The moves show that investors’ previous willingness to shrug off Trump’s actions — including the White House’s capture of Venezuela’s leader, its threats to nearby countries, and renewed attacks on the Federal Reserve — is beginning to erode.

Trump’s demand for US control over Greenland is stoking investor anxieties about potential worst-case scenarios, including a rupture in the NATO alliance, a full-blown trade war, or European steps to foment market turbulence as a way to force the Trump administration to back down.

“Our bet is that in the base case the severity will ultimately still be contained as investors bet on some version of a compromise,” wrote Krishna Guha, head of central bank strategy at Evercore ISI. “But the impacts would be very severe if this goes off the rails, and there will be long-lasting implications, including for the dollar.”

Volatility across US bonds, equities and the dollar over the past month had sunk to the lowest since at least 1990.

That’s in part because traders have largely learned to tune out Trump’s daily salvos, wagering that the worst of his threats won’t come to pass.
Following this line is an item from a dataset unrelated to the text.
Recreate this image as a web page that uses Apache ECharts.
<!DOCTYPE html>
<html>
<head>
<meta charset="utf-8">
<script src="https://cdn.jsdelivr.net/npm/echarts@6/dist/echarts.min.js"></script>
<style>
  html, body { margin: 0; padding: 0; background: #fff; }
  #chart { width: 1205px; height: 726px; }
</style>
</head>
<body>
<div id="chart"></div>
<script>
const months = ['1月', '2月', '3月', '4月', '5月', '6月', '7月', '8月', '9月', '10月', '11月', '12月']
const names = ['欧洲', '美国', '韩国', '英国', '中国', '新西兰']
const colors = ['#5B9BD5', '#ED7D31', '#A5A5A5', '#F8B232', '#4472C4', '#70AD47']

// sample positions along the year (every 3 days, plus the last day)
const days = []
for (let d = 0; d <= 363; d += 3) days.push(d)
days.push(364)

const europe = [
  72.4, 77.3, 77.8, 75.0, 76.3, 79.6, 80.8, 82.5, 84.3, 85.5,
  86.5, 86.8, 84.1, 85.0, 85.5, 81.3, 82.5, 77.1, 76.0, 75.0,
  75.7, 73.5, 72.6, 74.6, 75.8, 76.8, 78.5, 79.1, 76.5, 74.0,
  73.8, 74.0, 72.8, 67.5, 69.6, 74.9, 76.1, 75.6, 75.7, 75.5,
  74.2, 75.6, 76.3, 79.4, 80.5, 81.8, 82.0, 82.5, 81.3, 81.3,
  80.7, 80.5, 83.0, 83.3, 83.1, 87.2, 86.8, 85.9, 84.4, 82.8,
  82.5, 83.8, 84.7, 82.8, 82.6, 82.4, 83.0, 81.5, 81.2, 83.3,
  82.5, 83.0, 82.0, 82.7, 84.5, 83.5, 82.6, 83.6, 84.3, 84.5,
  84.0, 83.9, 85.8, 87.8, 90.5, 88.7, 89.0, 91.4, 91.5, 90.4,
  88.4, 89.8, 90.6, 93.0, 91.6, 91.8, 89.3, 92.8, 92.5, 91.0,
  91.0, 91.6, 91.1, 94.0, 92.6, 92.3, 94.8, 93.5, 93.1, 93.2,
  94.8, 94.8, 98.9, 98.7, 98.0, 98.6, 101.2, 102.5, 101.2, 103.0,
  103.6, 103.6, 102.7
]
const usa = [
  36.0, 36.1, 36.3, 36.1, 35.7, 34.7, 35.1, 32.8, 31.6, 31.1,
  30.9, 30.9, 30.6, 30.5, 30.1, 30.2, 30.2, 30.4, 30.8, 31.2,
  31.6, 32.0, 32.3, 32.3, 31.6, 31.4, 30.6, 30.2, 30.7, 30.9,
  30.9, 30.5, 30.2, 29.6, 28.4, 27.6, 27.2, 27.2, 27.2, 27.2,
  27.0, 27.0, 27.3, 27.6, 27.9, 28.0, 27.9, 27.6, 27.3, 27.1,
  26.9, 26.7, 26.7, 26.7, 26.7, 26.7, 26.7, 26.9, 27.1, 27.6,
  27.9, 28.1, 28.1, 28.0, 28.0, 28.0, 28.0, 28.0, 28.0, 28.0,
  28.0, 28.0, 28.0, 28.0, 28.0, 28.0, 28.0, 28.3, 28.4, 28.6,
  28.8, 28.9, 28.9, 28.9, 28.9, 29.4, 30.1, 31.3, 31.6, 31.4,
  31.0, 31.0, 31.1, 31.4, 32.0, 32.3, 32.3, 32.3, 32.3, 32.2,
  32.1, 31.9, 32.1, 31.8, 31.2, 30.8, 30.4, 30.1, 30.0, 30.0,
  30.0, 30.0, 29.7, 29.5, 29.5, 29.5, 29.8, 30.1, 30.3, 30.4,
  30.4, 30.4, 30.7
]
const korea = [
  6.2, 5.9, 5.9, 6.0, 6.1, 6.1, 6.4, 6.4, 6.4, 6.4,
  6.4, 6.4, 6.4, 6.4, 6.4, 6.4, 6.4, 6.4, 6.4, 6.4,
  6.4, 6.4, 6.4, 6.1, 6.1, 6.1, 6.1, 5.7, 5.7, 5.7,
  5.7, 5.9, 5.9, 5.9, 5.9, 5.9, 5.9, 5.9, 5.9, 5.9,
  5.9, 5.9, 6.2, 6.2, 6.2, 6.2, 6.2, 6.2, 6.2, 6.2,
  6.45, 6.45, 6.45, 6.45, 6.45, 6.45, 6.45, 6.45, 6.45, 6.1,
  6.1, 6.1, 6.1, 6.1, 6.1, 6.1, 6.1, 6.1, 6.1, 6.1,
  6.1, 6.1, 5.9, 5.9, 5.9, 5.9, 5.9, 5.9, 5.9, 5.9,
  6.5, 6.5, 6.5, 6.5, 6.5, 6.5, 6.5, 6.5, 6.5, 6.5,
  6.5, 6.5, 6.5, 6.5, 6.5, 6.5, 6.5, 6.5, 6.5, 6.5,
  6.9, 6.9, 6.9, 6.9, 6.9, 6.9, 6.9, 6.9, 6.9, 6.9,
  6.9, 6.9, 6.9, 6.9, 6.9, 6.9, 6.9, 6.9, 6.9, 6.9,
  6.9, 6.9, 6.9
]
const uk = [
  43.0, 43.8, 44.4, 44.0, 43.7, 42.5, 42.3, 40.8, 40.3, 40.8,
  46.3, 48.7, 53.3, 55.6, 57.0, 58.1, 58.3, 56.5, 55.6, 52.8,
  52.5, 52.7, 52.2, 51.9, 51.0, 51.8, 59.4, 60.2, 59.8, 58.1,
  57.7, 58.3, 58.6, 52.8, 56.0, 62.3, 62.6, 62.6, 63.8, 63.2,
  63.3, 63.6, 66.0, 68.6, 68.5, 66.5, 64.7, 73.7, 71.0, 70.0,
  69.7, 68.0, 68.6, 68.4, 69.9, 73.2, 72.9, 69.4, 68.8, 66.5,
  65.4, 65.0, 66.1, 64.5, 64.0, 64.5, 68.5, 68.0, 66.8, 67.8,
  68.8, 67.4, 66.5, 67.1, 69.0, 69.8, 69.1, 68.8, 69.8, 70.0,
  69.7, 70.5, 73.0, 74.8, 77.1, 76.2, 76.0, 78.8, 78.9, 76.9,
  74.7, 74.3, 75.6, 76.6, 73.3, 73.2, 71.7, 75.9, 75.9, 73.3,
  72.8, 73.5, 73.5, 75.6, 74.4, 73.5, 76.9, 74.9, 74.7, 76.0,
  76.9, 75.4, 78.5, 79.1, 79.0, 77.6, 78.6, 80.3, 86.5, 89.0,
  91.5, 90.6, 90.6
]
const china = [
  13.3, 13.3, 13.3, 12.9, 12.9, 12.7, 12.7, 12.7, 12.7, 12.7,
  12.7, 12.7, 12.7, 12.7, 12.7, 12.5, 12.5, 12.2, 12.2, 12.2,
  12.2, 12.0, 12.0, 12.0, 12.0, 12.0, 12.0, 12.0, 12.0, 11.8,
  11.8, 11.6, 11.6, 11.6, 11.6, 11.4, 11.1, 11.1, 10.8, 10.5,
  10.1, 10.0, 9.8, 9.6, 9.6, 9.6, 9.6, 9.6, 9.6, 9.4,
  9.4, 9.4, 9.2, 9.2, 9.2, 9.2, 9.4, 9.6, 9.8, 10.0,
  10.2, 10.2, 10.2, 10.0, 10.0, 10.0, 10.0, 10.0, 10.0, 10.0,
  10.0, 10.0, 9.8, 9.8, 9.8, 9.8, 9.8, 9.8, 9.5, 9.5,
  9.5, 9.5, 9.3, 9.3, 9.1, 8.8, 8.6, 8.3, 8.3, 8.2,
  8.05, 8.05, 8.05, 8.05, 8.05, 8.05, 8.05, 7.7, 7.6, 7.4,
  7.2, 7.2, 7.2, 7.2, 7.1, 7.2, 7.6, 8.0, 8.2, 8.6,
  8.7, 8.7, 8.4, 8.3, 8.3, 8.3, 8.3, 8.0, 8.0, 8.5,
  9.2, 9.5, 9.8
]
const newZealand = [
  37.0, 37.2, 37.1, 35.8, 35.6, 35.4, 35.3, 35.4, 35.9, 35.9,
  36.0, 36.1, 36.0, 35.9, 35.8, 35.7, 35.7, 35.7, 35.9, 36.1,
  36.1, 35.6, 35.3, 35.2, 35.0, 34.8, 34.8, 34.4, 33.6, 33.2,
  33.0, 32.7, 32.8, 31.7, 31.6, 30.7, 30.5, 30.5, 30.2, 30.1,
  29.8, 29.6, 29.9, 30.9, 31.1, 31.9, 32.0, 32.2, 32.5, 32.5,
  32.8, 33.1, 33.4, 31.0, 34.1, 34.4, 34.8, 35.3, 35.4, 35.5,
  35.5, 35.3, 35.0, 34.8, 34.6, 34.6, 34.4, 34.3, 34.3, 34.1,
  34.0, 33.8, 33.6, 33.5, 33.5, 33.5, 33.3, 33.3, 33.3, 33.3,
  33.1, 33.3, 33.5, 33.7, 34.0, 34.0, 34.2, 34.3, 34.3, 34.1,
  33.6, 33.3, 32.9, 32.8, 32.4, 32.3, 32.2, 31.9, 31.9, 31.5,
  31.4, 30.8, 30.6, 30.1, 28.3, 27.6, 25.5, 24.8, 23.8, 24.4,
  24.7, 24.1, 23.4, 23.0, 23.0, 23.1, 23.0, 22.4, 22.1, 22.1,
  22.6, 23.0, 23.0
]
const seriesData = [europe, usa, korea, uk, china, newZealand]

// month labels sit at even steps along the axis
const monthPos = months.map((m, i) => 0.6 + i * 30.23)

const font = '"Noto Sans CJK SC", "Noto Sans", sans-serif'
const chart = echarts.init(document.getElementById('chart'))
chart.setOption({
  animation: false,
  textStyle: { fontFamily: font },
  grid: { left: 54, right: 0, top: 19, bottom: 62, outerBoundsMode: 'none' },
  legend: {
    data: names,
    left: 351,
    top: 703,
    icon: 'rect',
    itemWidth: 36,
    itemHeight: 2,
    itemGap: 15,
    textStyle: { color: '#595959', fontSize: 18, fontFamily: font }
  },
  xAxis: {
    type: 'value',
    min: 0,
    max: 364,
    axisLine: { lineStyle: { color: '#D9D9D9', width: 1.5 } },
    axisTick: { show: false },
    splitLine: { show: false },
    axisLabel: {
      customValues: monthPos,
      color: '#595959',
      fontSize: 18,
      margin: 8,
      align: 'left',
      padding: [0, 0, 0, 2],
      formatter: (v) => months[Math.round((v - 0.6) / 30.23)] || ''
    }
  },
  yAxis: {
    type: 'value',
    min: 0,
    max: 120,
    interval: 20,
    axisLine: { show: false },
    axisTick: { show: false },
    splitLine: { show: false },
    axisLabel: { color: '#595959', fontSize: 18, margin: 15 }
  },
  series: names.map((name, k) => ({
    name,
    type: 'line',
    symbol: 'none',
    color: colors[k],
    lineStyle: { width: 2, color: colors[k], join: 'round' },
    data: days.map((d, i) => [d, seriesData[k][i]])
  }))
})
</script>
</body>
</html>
The tactic, honed after the April market meltdown drove him to pause his tariffs, became known as the TACO trade — with investors seeing selloffs as a chance to buy.
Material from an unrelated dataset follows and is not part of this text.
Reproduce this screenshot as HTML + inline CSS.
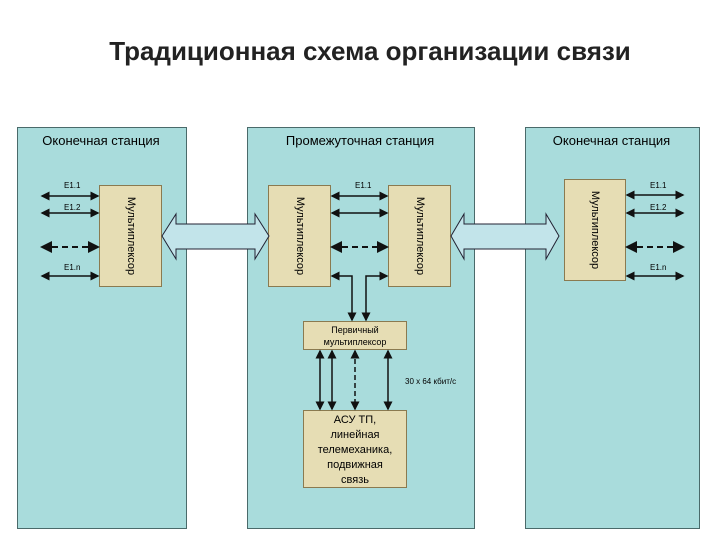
<!DOCTYPE html><html><head><meta charset="utf-8"><style>
body{margin:0;width:720px;height:540px;background:#fff;font-family:"Liberation Sans",sans-serif;position:relative;overflow:hidden}
.a{position:absolute}
.p{position:absolute;background:#a9dcdc;border:1px solid #4a6a6a;top:127px;height:400px}
.m{position:absolute;background:#e6ddb4;border:1px solid #8a7a50;box-sizing:border-box}
.v{position:absolute;left:50%;top:50%;transform:translate(-50%,-50%) rotate(90deg);font-size:11px;white-space:nowrap}
.l{font-size:8px;position:absolute}
</style></head><body>
<div class="a" style="left:0;width:720px;top:36px;text-align:center;font-size:26px;font-weight:bold;color:#222;padding-left:10px">Традиционная схема организации связи</div>
<div class="p" style="left:17px;width:168px"></div>
<div class="p" style="left:247px;width:226px"></div>
<div class="p" style="left:525px;width:173px"></div>
<div class="a" style="left:17px;width:168px;top:133px;text-align:center;font-size:13px">Оконечная станция</div>
<div class="a" style="left:247px;width:226px;top:133px;text-align:center;font-size:13px">Промежуточная станция</div>
<div class="a" style="left:525px;width:173px;top:133px;text-align:center;font-size:13px">Оконечная станция</div>
<div class="m" style="left:99px;top:185px;width:63px;height:102px"><div class="v">Мультиплексор</div></div>
<div class="m" style="left:268px;top:185px;width:63px;height:102px"><div class="v">Мультиплексор</div></div>
<div class="m" style="left:388px;top:185px;width:63px;height:102px"><div class="v">Мультиплексор</div></div>
<div class="m" style="left:564px;top:179px;width:62px;height:102px"><div class="v">Мультиплексор</div></div>
<div class="m" style="left:303px;top:321px;width:104px;height:29px;font-size:9px;text-align:center;line-height:12px;padding-top:2px">Первичный<br>мультиплексор</div>
<div class="m" style="left:303px;top:410px;width:104px;height:78px;font-size:11px;text-align:center;line-height:15px;padding-top:2px">АСУ ТП,<br>линейная<br>телемеханика,<br>подвижная<br>связь</div>
<div class="l" style="left:405px;top:377px">30 x 64 кбит/с</div>
<div class="l" style="left:64px;top:181px">E1.1</div><div class="l" style="left:64px;top:203px">E1.2</div><div class="l" style="left:64px;top:263px">E1.n</div>
<div class="l" style="left:355px;top:181px">E1.1</div>
<div class="l" style="left:650px;top:181px">E1.1</div><div class="l" style="left:650px;top:203px">E1.2</div><div class="l" style="left:650px;top:263px">E1.n</div>
<svg class="a" style="left:0;top:0" width="720" height="540">
<defs><marker id="ar" markerWidth="6" markerHeight="6" refX="5" refY="3" orient="auto-start-reverse"><path d="M0,0L6,3L0,6z" fill="#111"/></marker></defs>
<g stroke="#111" stroke-width="1.5" fill="none" marker-start="url(#ar)" marker-end="url(#ar)">
<line x1="42" y1="196" x2="98" y2="196"/><line x1="42" y1="213" x2="98" y2="213"/><line x1="42" y1="247" x2="98" y2="247" stroke-dasharray="6,4" stroke-width="2"/><line x1="42" y1="276" x2="98" y2="276"/>
<line x1="332" y1="196" x2="387" y2="196"/><line x1="332" y1="213" x2="387" y2="213"/><line x1="332" y1="247" x2="387" y2="247" stroke-dasharray="6,4" stroke-width="2"/>
<line x1="627" y1="195" x2="683" y2="195"/><line x1="627" y1="213" x2="683" y2="213"/><line x1="627" y1="247" x2="683" y2="247" stroke-dasharray="6,4" stroke-width="2"/><line x1="627" y1="276" x2="683" y2="276"/>
<polyline points="332,276 352,276 352,320"/><polyline points="366,320 366,276 387,276"/>
<line x1="320" y1="351" x2="320" y2="409"/><line x1="332" y1="351" x2="332" y2="409"/><line x1="355" y1="351" x2="355" y2="409" stroke-dasharray="5,3"/><line x1="388" y1="351" x2="388" y2="409"/>
</g>
<g fill="#c2e4ea" stroke="#223" stroke-width="1">
<path d="M162,236 L176,214 L176,224 L255,224 L255,214 L269,236 L255,259 L255,249 L176,249 L176,259 Z"/>
<path d="M451,236 L464,214 L464,224 L546,224 L546,214 L559,236 L546,259 L546,249 L464,249 L464,259 Z"/>
</g>
</svg>
</body></html>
Yet Tuesday’s stock selloff extended as the session wore on, with the S&P 500 slumping to fresh lows as Trump appeared at the White House podium and delivered a meandering recitation of his first-year accomplishments. In the US Treasuries market, longer-dated bonds were hit hardest, undermining Trump’s goal of seeing lower interest rates, as 30-year yields climbed 8 basis points to 4.92%, not far from the peaks seen in late 2023.